De acordo com a secretária estadual de Trabalho, Assistência e Desenvolvimento Social, Cyntia Grillo, o resultado é fruto de uma ação direta do poder público para garantir alimentação básica e renda mínima a quem mais precisa.
A fome é a expressão mais cruel da pobreza. Quando garantimos que uma família tenha comida na mesa, estamos dando o primeiro passo para reconstruir a dignidade dela, afirma.
Alimento e dignidade: programas atuam em múltiplas frentes
A secretária explica que a política estadual de segurança alimentar está concentrada no programa Incluir, que reúne ações integradas nas áreas de assistência social, agricultura e inclusão produtiva. Entre os principais programas estão:
- Bolsa Capixaba: complementa a renda de famílias em extrema pobreza que ainda não recebem o Bolsa Família.
- Vale-Gás Capixaba: voltado a famílias em vulnerabilidade, especialmente com crianças de até seis anos.
- Compra Direta de Alimentos (CDA): adquire alimentos diretamente de agricultores familiares e distribui para instituições que atendem populações vulneráveis.
De acordo com o governo estadual, de 2019 a 2023 o CDA já beneficiou mais de 67 mil pessoas e conta com cerca de mil agricultores parceiros, atendendo aos 78 municípios capixabas. Em um ano, de junho de 2024 a julho deste ano, foram mais de 770 mil quilos de alimentos entregues à população.
“Esse programa garante comida de verdade, rica em nutrientes, ao mesmo tempo em que movimenta a economia dos pequenos produtores”, explica a secretária.
Brasil reduz fome severa e o ES segue o ritmo
O Espírito Santo acompanha um movimento nacional de redução da fome severa. De acordo com o relatório SOFI 2024, publicado pela Organização das Nações Unidas (ONU), o número de pessoas em fome grave no Brasil caiu de 17,2 milhões para 2,5 milhões em apenas dois anos, o que representa uma redução de 85%.

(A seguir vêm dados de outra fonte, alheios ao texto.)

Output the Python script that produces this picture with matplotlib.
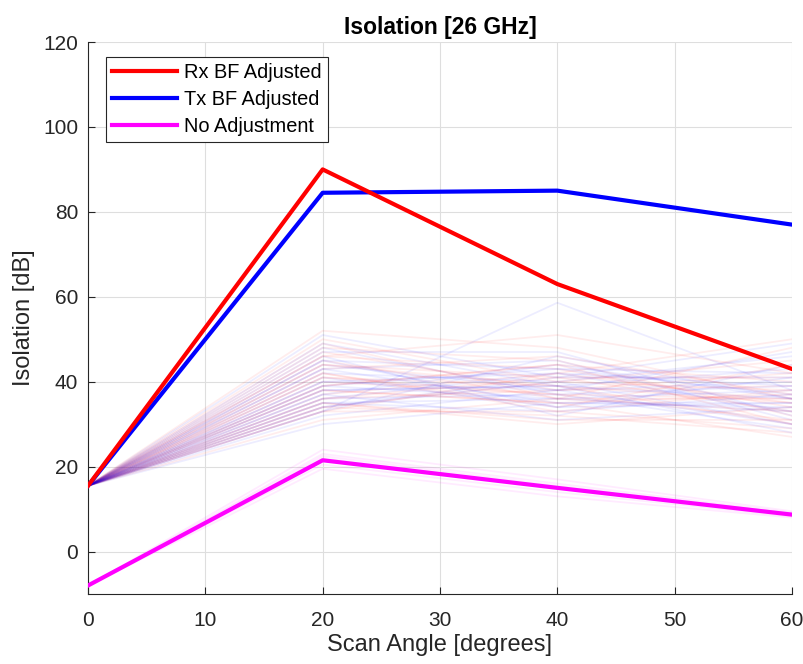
import matplotlib
matplotlib.use("Agg")
import matplotlib.pyplot as plt

plt.rcParams['font.family'] = ['Liberation Sans', 'DejaVu Sans']

angles = [0, 20, 40, 60]

# Main curves
rx_adjusted = [15.5, 90.0, 63.0, 43.0]
tx_adjusted = [15.5, 84.5, 85.0, 77.0]
no_adjust = [-8.0, 21.5, 15.0, 8.7]

# Individual Rx trials (values at 20, 40, 60 deg; all start at 15.5 dB)
rx_trials_20 = [31, 33, 34, 35, 36, 37, 38, 39, 40, 41, 42, 43, 44, 45, 46,
                47, 48, 50, 52, 34, 36, 38, 41, 44, 33, 35, 39, 42, 46, 49]
rx_trials_40 = [36, 33, 40, 31, 38, 42, 35, 44, 37, 39, 34, 46, 41, 36, 43,
                38, 45, 40, 48, 32, 41, 35, 37, 39, 42, 30, 44, 33, 51, 36]
rx_trials_60 = [33, 29, 38, 31, 42, 35, 27, 40, 36, 30, 44, 37, 33, 48, 34,
                39, 32, 45, 36, 28, 41, 37, 31, 35, 50, 34, 30, 38, 42, 36]

# Individual Tx trials
tx_trials_20 = [33, 30, 32, 34, 35, 36, 37, 38, 39, 40, 41, 42, 43, 44, 45,
                46, 47, 49, 51, 35, 37, 39, 34, 43, 48, 36, 40, 33, 45, 38]
tx_trials_40 = [58.6, 35, 38, 41, 33, 37, 44, 39, 36, 42, 34, 40, 45, 38, 43,
                32, 47, 39, 41, 36, 31, 43, 40, 35, 37, 42, 38, 46, 34, 39]
tx_trials_60 = [38, 34, 30, 41, 37, 29, 36, 43, 33, 39, 35, 46, 31, 40, 37,
                44, 32, 36, 49, 38, 34, 42, 30, 35, 39, 33, 47, 36, 41, 28]

# No-adjustment trials
na_trials_0 = [-8.0, -8.0, -8.0, -8.0, -8.0, -8.0]
na_trials_20 = [24.0, 23.0, 22.5, 20.5, 19.5, 22.0]
na_trials_40 = [17.0, 16.0, 15.5, 14.0, 13.0, 15.0]
na_trials_60 = [9.5, 9.2, 8.9, 8.3, 8.0, 9.0]

start_trials = 15.5

fig = plt.figure(figsize=(8.04, 6.64), dpi=100)
ax = fig.add_axes([0.1095, 0.1054, 0.8755, 0.8313])

for a, b, c in zip(rx_trials_20, rx_trials_40, rx_trials_60):
    ax.plot(angles, [start_trials, a, b, c], color=(1, 0, 0), alpha=0.07, lw=1.3, zorder=2)
for a, b, c in zip(tx_trials_20, tx_trials_40, tx_trials_60):
    ax.plot(angles, [start_trials, a, b, c], color=(0, 0, 1), alpha=0.07, lw=1.3, zorder=2)
for s, a, b, c in zip(na_trials_0, na_trials_20, na_trials_40, na_trials_60):
    ax.plot(angles, [s, a, b, c], color=(1, 0, 1), alpha=0.08, lw=1.3, zorder=2)

ax.plot(angles, rx_adjusted, color='#ff0000', lw=3, label='Rx BF Adjusted', zorder=4)
ax.plot(angles, tx_adjusted, color='#0000ff', lw=3, label='Tx BF Adjusted', zorder=3)
ax.plot(angles, no_adjust, color='#ff00ff', lw=3, label='No Adjustment', zorder=3)

ax.set_xlim(0, 60)
ax.set_ylim(-10, 120)
ax.set_xticks(range(0, 61, 10))
ax.set_yticks(range(0, 121, 20))
ax.grid(True, color='#dedede', lw=0.8)
ax.set_axisbelow(True)
for side in ['top', 'right']:
    ax.spines[side].set_visible(False)
for side in ['left', 'bottom']:
    ax.spines[side].set_color('#262626')
    ax.spines[side].set_linewidth(0.8)
ax.tick_params(direction='in', labelsize=15, colors='#262626', length=5, width=0.8)
ax.tick_params(axis='x', pad=12)
ax.tick_params(axis='y', pad=7)

ax.set_xlabel('Scan Angle [degrees]', fontsize=17, color='#262626', labelpad=3)
ax.set_ylabel('Isolation [dB]', fontsize=17, color='#262626', labelpad=6)
ax.set_title('Isolation [26 GHz]', fontsize=16.5, fontweight='bold', color='#000000', pad=6)

leg = ax.legend(loc='upper left', bbox_to_anchor=(0.0256, 0.973), borderaxespad=0,
                fontsize=14.4, frameon=True, fancybox=False, edgecolor='#262626',
                framealpha=1, handlelength=3.25, handletextpad=0.35, borderpad=0.3,
                labelspacing=0.4)
leg.get_frame().set_linewidth(0.8)

fig.savefig('out.png', dpi=100)
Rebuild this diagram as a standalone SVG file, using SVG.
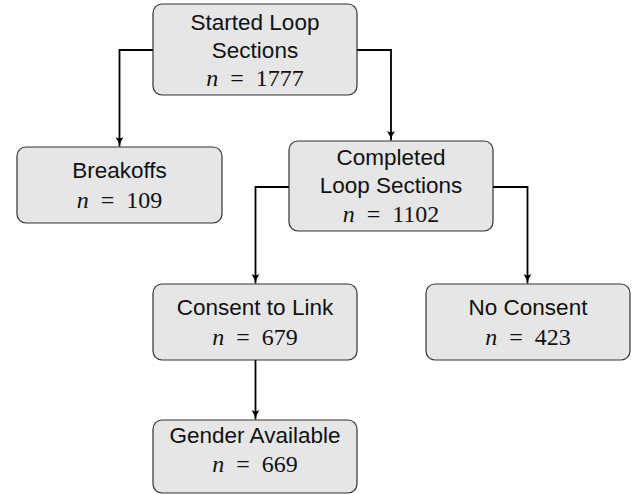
<svg xmlns="http://www.w3.org/2000/svg" width="636" height="494" viewBox="0 0 636 494">
<style>
.box{fill:#e6e6e6;stroke:#333;stroke-width:1.2}
.lbl{font-family:"Liberation Sans",Arial,sans-serif;font-size:22.5px;fill:#111;text-anchor:middle}
.num{font-family:"Liberation Serif","Times New Roman",serif;font-size:24px;fill:#111;text-anchor:middle;white-space:pre}
.num tspan.i{font-style:italic}
.edge{fill:none;stroke:#000;stroke-width:1.8}
</style>
<defs>
<marker id="ah" viewBox="0 0 10 10" refX="9.5" refY="5" markerWidth="10" markerHeight="10" markerUnits="userSpaceOnUse" orient="auto">
<path d="M0,1 Q4.5,4.2 9.5,5 Q4.5,5.8 0,9 Q2.5,5 0,1 Z" fill="#000"/>
</marker>
</defs>
<g id="connectors">
<path class="edge" d="M153,50 H119.5 V146.5" marker-end="url(#ah)"/>
<path class="edge" d="M357,50 H391 V140.5" marker-end="url(#ah)"/>
<path class="edge" d="M289,187 H255.5 V283.5" marker-end="url(#ah)"/>
<path class="edge" d="M493,187 H527.5 V283.5" marker-end="url(#ah)"/>
<path class="edge" d="M255.5,360 V419.5" marker-end="url(#ah)"/>
</g>
<g id="started">
<rect class="box" x="153" y="4" width="204" height="91" rx="9"/>
<text class="lbl" x="255" y="30">Started Loop</text>
<text class="lbl" x="255" y="58">Sections</text>
<text class="num" x="255" y="86" xml:space="preserve"><tspan class="i">n</tspan>  =  1777</text>
</g>
<g id="breakoffs">
<rect class="box" x="17" y="147" width="205" height="76" rx="9"/>
<text class="lbl" x="119.5" y="178">Breakoffs</text>
<text class="num" x="119.5" y="208" xml:space="preserve"><tspan class="i">n</tspan>  =  109</text>
</g>
<g id="completed">
<rect class="box" x="289" y="141" width="204" height="90" rx="9"/>
<text class="lbl" x="391" y="165">Completed</text>
<text class="lbl" x="391" y="193">Loop Sections</text>
<text class="num" x="391" y="221.5" xml:space="preserve"><tspan class="i">n</tspan>  =  1102</text>
</g>
<g id="consent">
<rect class="box" x="153" y="284" width="204" height="76" rx="9"/>
<text class="lbl" x="255" y="315">Consent to Link</text>
<text class="num" x="255" y="345" xml:space="preserve"><tspan class="i">n</tspan>  =  679</text>
</g>
<g id="noconsent">
<rect class="box" x="426" y="284" width="204" height="76" rx="9"/>
<text class="lbl" x="528" y="315">No Consent</text>
<text class="num" x="528" y="345" xml:space="preserve"><tspan class="i">n</tspan>  =  423</text>
</g>
<g id="gender">
<rect class="box" x="153" y="420" width="204" height="73" rx="9"/>
<text class="lbl" x="255" y="442.5">Gender Available</text>
<text class="num" x="255" y="471.5" xml:space="preserve"><tspan class="i">n</tspan>  =  669</text>
</g>
</svg>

A PNAD Contínua de 2024 também mostra queda na insegurança alimentar grave: 8,7 milhões de brasileiros em 2023, contra 33,1 milhões em 2022.
Essa melhora se reflete também nas políticas capixabas, que vêm sendo aprimoradas com base em dados do CadÚnico e em articulação com os municípios. A busca ativa por famílias invisíveis à rede de proteção tem sido prioridade desde 2023.
Cras e rede comunitária: a ponta da assistência
Os Centros de Referência da Assistência Social (Cras) são fundamentais para localizar e acolher famílias em situação de vulnerabilidade. São eles que realizam visitas domiciliares, atualizam o CadÚnico e fazem o encaminhamento para os programas sociais.
A solidariedade da comunidade e o apoio oferecido pelo Cras local e pela Casa Verde têm sido fundamentais para a família de Cláudio e Débora enfrentar a fome.
“A gente vai na Casa Verde pedir, e eles ajudam com doações. Quando falta comida, a gente consegue receber leite, café, arroz, e também marmita no fim de semana. Isso faz muita diferença para a nossa família”, conta Débora.
Dentro dos programas do Estado para ajudar a essa população há também ações emergenciais, como o Cartão Reconstrução, voltado a famílias afetadas por desastres, assim como políticas de inclusão produtiva, com cursos e capacitações.
“Segurança alimentar é dignidade”
Apesar dos avanços, o governo do Estado reconhece que a fome é um desafio a ser vencido. Ainda há famílias vivendo em ocupações precárias, zonas rurais isoladas ou em abrigos improvisados. A meta é intensificar a busca ativa e ampliar a presença da assistência social em todos os territórios.
Queremos que nenhuma família capixaba vá dormir sem saber se vai ter o que comer no dia seguinte. Segurança alimentar é dignidade, e dignidade é um direito, afirma Cyntia Grillo.